The map is roughly continuous, but three regions matter. Genuinely reversible: framework choices, internal module boundaries, most UI. Hard to reverse but survivable: language runtime, cloud provider, the shape of your service decomposition. Effectively permanent on the timescales that matter: your primary data model, your identity and authorization model, your public API surface, and any cryptographic or privacy commitment you have made to users. Permanence is not about difficulty alone; it is difficulty multiplied by the number of outside parties who must consent to the change.

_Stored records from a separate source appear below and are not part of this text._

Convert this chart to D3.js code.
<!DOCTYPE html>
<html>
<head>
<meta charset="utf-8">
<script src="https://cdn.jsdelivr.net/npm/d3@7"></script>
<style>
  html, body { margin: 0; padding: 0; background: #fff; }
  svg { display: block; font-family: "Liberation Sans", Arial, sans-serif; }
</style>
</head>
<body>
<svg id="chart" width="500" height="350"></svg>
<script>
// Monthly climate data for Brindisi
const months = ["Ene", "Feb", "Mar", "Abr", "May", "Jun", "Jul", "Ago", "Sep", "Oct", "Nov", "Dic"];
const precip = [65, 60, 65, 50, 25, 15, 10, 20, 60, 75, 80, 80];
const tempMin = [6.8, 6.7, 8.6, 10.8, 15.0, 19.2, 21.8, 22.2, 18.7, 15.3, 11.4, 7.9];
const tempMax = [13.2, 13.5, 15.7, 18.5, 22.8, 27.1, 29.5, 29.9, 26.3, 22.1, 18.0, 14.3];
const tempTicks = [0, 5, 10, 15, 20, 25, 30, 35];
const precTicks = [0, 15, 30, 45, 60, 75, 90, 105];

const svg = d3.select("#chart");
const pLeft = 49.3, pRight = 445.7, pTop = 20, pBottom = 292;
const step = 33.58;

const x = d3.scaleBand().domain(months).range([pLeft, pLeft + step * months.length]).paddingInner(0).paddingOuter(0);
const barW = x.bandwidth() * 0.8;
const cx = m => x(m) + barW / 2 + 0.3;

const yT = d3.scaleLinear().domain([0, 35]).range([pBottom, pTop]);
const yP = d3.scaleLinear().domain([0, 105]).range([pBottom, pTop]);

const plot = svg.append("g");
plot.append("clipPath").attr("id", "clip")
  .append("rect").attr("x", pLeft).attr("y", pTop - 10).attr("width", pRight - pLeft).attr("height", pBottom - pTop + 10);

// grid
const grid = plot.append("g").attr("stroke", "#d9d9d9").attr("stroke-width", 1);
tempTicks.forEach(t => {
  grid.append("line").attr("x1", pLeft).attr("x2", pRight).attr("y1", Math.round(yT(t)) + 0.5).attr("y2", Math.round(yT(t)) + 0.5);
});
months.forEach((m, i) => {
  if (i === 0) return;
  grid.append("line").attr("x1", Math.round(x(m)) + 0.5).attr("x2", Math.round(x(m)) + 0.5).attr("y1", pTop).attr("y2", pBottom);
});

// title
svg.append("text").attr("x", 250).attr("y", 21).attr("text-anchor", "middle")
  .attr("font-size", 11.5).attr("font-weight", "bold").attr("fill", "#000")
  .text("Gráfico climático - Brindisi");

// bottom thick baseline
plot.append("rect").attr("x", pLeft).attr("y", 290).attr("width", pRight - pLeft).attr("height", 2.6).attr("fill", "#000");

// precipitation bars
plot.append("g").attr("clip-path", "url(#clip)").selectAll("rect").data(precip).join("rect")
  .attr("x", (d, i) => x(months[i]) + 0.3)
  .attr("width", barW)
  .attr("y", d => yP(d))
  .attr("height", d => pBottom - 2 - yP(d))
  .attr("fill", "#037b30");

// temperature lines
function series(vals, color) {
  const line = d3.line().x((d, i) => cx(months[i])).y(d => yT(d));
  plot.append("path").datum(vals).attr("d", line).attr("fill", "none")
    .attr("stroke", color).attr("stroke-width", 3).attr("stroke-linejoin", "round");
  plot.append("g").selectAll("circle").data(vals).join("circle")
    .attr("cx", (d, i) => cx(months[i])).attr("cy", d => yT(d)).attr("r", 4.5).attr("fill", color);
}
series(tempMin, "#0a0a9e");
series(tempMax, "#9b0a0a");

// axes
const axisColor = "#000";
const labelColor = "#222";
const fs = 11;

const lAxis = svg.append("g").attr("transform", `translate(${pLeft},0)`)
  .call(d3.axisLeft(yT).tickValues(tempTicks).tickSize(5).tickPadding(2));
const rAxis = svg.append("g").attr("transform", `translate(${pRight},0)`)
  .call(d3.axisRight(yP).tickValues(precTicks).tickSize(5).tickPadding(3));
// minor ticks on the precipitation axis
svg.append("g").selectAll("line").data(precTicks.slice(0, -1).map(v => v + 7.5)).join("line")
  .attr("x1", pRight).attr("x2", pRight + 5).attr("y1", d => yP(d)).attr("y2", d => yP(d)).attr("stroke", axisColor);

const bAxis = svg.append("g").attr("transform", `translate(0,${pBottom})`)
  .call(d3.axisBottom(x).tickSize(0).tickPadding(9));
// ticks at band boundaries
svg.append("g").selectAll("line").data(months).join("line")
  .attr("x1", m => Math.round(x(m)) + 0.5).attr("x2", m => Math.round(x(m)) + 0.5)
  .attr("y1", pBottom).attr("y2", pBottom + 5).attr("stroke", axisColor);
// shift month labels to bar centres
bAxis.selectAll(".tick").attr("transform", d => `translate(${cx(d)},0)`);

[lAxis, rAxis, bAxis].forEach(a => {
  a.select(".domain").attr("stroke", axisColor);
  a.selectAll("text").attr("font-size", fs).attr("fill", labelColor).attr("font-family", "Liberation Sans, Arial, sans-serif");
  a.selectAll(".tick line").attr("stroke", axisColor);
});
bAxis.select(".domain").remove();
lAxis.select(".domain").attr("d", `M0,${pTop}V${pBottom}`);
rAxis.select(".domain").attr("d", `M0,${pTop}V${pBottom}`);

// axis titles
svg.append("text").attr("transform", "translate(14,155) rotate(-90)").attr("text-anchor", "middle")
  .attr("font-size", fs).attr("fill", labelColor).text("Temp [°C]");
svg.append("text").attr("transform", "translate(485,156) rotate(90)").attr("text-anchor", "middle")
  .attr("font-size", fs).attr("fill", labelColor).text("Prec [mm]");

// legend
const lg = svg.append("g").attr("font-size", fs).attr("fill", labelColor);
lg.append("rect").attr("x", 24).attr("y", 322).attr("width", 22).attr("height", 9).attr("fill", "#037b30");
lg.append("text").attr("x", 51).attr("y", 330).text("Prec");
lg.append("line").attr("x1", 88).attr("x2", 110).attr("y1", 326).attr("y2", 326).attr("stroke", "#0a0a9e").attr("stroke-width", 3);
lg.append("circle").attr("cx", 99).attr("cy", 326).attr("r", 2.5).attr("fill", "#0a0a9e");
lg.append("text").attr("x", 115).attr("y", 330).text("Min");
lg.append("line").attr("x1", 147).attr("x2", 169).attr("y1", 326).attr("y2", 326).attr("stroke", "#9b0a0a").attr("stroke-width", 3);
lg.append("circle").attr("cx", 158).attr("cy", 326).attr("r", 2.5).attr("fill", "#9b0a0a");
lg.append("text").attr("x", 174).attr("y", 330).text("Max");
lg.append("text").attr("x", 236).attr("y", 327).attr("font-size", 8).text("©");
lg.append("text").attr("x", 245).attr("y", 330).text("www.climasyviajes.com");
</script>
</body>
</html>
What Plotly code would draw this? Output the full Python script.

The two failure modes, and why the second is quieter
The visible failure is treating a one-way door as two-way: shipping a schema, an API, or a data-retention promise fast, then discovering that thousands of dependents have hardened it into bedrock. This failure is loud and instructive, and most engineering organizations eventually learn to slow down on data and contracts. The quieter, more corrosive failure runs the other way — treating two-way doors as one-way. When a team deliberates a reversible choice as if it were permanent, it pays a tax that never appears on any incident report: decisions that should take a day take a quarter, and the option value of fast iteration is destroyed by the very caution meant to protect it.
There is also a manufactured trap worth naming. Reversible decisions can be deliberately welded shut to create leverage — a vendor that encourages you to store canonical data in its proprietary format is converting your two-way door into a one-way door on its behalf. Recognizing this lets you preserve reversibility cheaply, by keeping the canonical copy in a format you own and treating the vendor as a replaceable consumer rather than the system of record.
Designing for the door you cannot avoid
Some one-way doors are unavoidable; the architectural move is to shrink the door rather than to deliberate longer. An anti-corruption layer turns an irreversible vendor choice into a reversible one by isolating its assumptions behind an interface you own. Versioning a public API converts a permanent contract into a sequence of survivable ones. Writing a migration path before you write the schema makes a heavy door lighter on the day you need it. The discipline is not to make every decision reversible — that is its own form of paralysis, paid in abstraction you may never use — but to spend reversibility deliberately, buying it where the map shows a one-way door and a real chance you are wrong, and declining to buy it where you are confident or where reversal would have been cheap anyway. The reversibility map's final use is as a budget: it tells you where your finite supply of deliberation, and of architectural insurance, will actually earn its cost.